Preimages of sorting algorithms

A sorting algorithm is a procedure that takes an input sequence and, by suitably applying certain allowed operations, outputs a weakly increasing sequence whenever possible. An algorithm can be seen as a map from the set of possible inputs to the outputs, therefore we can study its preimages. The thesis is organized as follows. Chapter 2 introduces the notations and the preliminary notions. Chapter 3 focuses on the preimages of Queuesort, and is joint work with Luca Ferrari. We describe a procedure that, for any permutation $\pi$, computes the preimages of $\pi$ under Queuesort. Additionally, we prove some enumerative results concerning the number of preimages of any permutation of a specific form. Finally, we compute the number of permutations with a fixed number k of preimages, for small values of k. Chapter 4 is joint work with Luca Ferrari and Mathilde Bouvel, and focuses on Bubblesort, answering the same questions of the previous chapter, and more. We consider the preimage tree of Bubblesort, and we give an exhaustive description of its shape and the heights of its nodes. In Chapter 5, which is joint work with Luca Ferrari, we define two new sorting algorithms, Cons and Min, both of which use a popqueue to sort permutations. The two algorithms look similar, but their differencies arise when they are applied twice. Finally, we find the preimages of any permutation under Cons. In Chapter 6 we consider a container formed by two queues in series, with several possibilities for the allowed operations. For each case, we describe the permutations that can be sorted.
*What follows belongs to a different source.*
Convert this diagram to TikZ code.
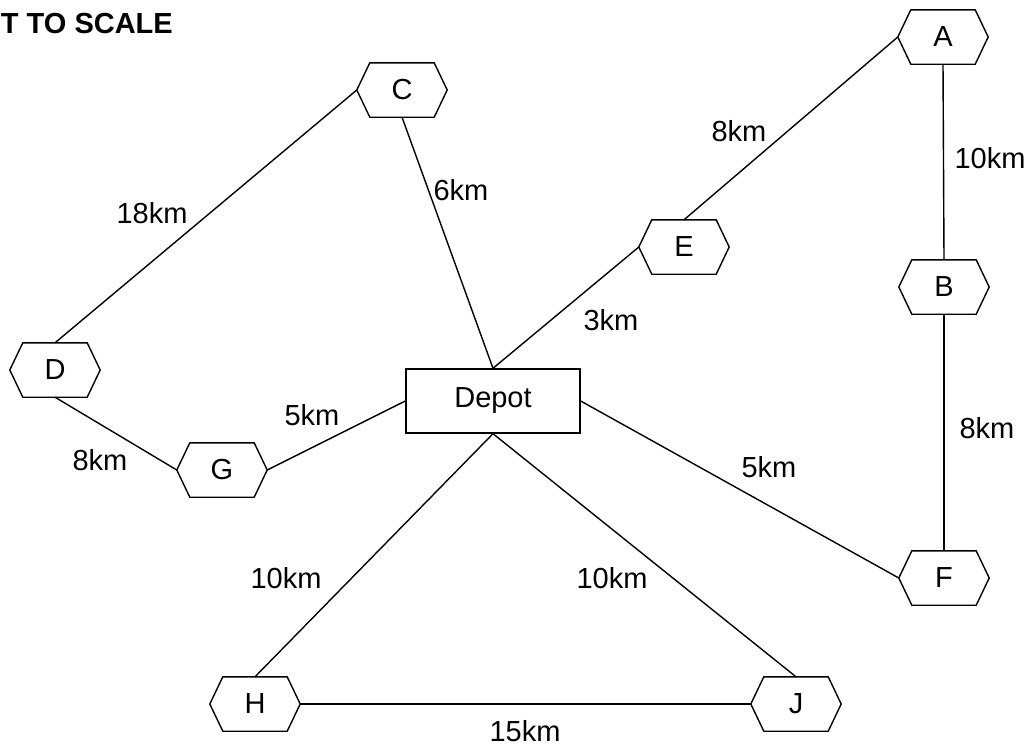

Finally, in Chapter 7, which is joint work with Mathilde Bouvel and Benjamin Izart, we study the interval poset of permutations, a partially ordered set studied by Bridget Tenner. After giving the basic definitions, we describe a correspondence between interval posets and decomposition trees, which is then used to answer all the open questions of the original paper. Chapter 8 contains some hints for further work.